Saturday, April 07, 2007

Teaching Kids to Walk

Standard 1.9-Students will be able to walk for a variety of purposes

Last week Martin Johnson, the deputy general secretary of the Association of Teachers and Lecturers, a UK teachers' union, suggested the national curriculum be discarded and children taught life skills instead, such as how to walk.

"There's a lot to learn about how to walk. If you were going out for a Sunday afternoon stroll you might walk one way. If you're trying to catch a train you might walk in another way and if you are doing a cliff walk you might walk in another way," Johnson explained.

"If you are carrying a pack, there's a technique in that. We need a nation of people who understand their bodies and can use their bodies effectively."

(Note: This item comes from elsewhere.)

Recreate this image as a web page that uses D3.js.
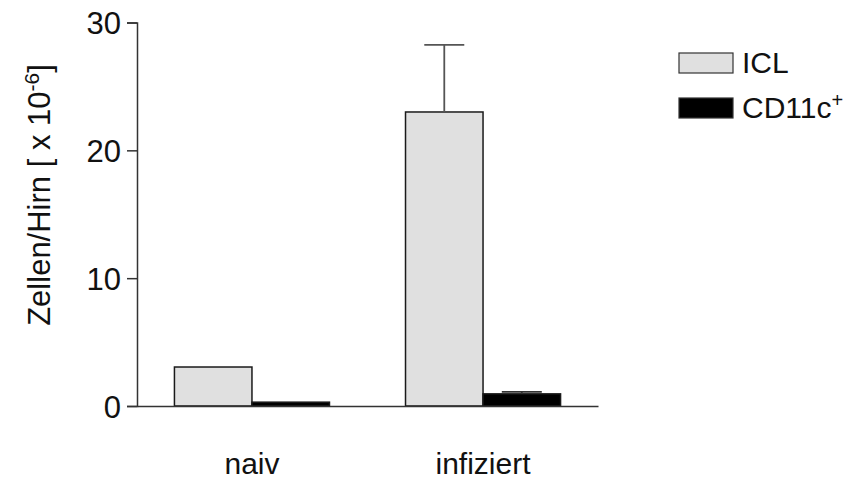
<!DOCTYPE html>
<html>
<head>
<meta charset="utf-8">
<script src="https://cdn.jsdelivr.net/npm/d3@7"></script>
<style>
  html, body { margin: 0; padding: 0; background: #fff; }
  svg { display: block; font-family: Arial, "Liberation Sans", sans-serif; }
</style>
</head>
<body>
<svg id="chart" width="856" height="482"></svg>
<script>
// Cell counts per brain (x 10^6)
const categories = ["naiv", "infiziert"];
const seriesNames = ["ICL", "CD11c+"];
const iclValues = [3.05, 23.0];
const cd11cValues = [0.3, 0.95];
const iclErrors = [0, 5.25];
const cd11cErrors = [0, 0.15];
const yTicks = [0, 10, 20, 30];

const fills = ["#e0e0e0", "#000000"];
const values = [iclValues, cd11cValues];
const errors = [iclErrors, cd11cErrors];
const font = "Arial, 'Liberation Sans', sans-serif";

const svg = d3.select("#chart");

const y = d3.scaleLinear().domain([0, 30]).range([406, 22.5]);
const x = d3.scaleBand().domain(categories).range([137, 598])
  .paddingInner(0.329).paddingOuter(0.162);
const xs = d3.scaleBand().domain(seriesNames).range([0, x.bandwidth()]);

// bars with error bars
categories.forEach((c, ci) => {
  seriesNames.forEach((s, si) => {
    const v = values[si][ci];
    svg.append("rect")
      .attr("x", x(c) + xs(s))
      .attr("y", y(v))
      .attr("width", xs.bandwidth())
      .attr("height", y(0) - y(v))
      .attr("fill", fills[si])
      .attr("stroke", "#1a1a1a")
      .attr("stroke-width", 1.5);
    const e = errors[si][ci];
    if (e > 0) {
      const cx = x(c) + xs(s) + xs.bandwidth() / 2;
      const g = svg.append("g").attr("stroke", si === 0 ? "#555" : "#333").attr("stroke-width", 1.8);
      g.append("line").attr("x1", cx).attr("x2", cx).attr("y1", y(v)).attr("y2", y(v + e));
      g.append("line").attr("x1", cx - 20).attr("x2", cx + 20).attr("y1", y(v + e)).attr("y2", y(v + e));
    }
  });
});

// y axis
const yAxis = d3.axisLeft(y).tickValues(yTicks).tickSize(10).tickPadding(6);
const gy = svg.append("g").attr("transform", "translate(137,0)").call(yAxis);
gy.select(".domain").attr("stroke", "#333").attr("stroke-width", 1.5);
gy.selectAll(".tick line").attr("stroke", "#333").attr("stroke-width", 1.5);
gy.selectAll(".tick text").attr("font-size", 31).attr("fill", "#111")
  .attr("font-family", font).attr("dy", "0.36em");

// x axis baseline and category labels
const xAxis = d3.axisBottom(x).tickSize(0).tickPadding(47);
const gx = svg.append("g").attr("transform", "translate(0,406)").call(xAxis);
gx.select(".domain").attr("stroke", "#333").attr("stroke-width", 1.5);
gx.selectAll(".tick text").attr("font-size", 30).attr("fill", "#111")
  .attr("font-family", font);

// y axis title
const yt = svg.append("text")
  .attr("transform", "translate(50,195) rotate(-90)")
  .attr("text-anchor", "middle")
  .attr("font-size", 31).attr("fill", "#111");
yt.append("tspan").text("Zellen/Hirn [ x 10");
yt.append("tspan").attr("baseline-shift", "super").attr("font-size", 21).text("-6");
yt.append("tspan").text("]");

// legend
const legend = svg.append("g");
const legendLabels = [["ICL"], ["CD11c", "+"]];
seriesNames.forEach((s, i) => {
  const ly = 53 + i * 45;
  legend.append("rect").attr("x", 679).attr("y", ly).attr("width", 54).attr("height", 20)
    .attr("fill", fills[i]).attr("stroke", "#333").attr("stroke-width", 1.2);
  const t = legend.append("text").attr("x", 742).attr("y", ly + 20)
    .attr("font-size", 30).attr("fill", "#111");
  t.append("tspan").text(legendLabels[i][0]);
  if (legendLabels[i][1]) {
    t.append("tspan").attr("baseline-shift", "super").attr("font-size", 20).text(legendLabels[i][1]);
  }
});
</script>
</body>
</html>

I suppose Johnson was trying to argue that the national curriculum, with a back-to-basics focus on academic skills and standardized tests is disconnected from actual life experiences and social needs. I tend to agree and might add that the intellectual skils needed to excel in the 21st century are not reflected in a narrowed curriculum with scripted instruction and prescriptive learning goals. Realities outside of school in our global, fast-capital economy call for multimodal ways of thinking, flexibility, and adaptability, while policies governing in-school practices remain focused on stabile, unchanging conceptions of knowledge... Too bad he kept running his mouth. It's rhetoric like this that allows Bush to convince people that he's confronting the "soft bigotry of low expectations" with NCLB.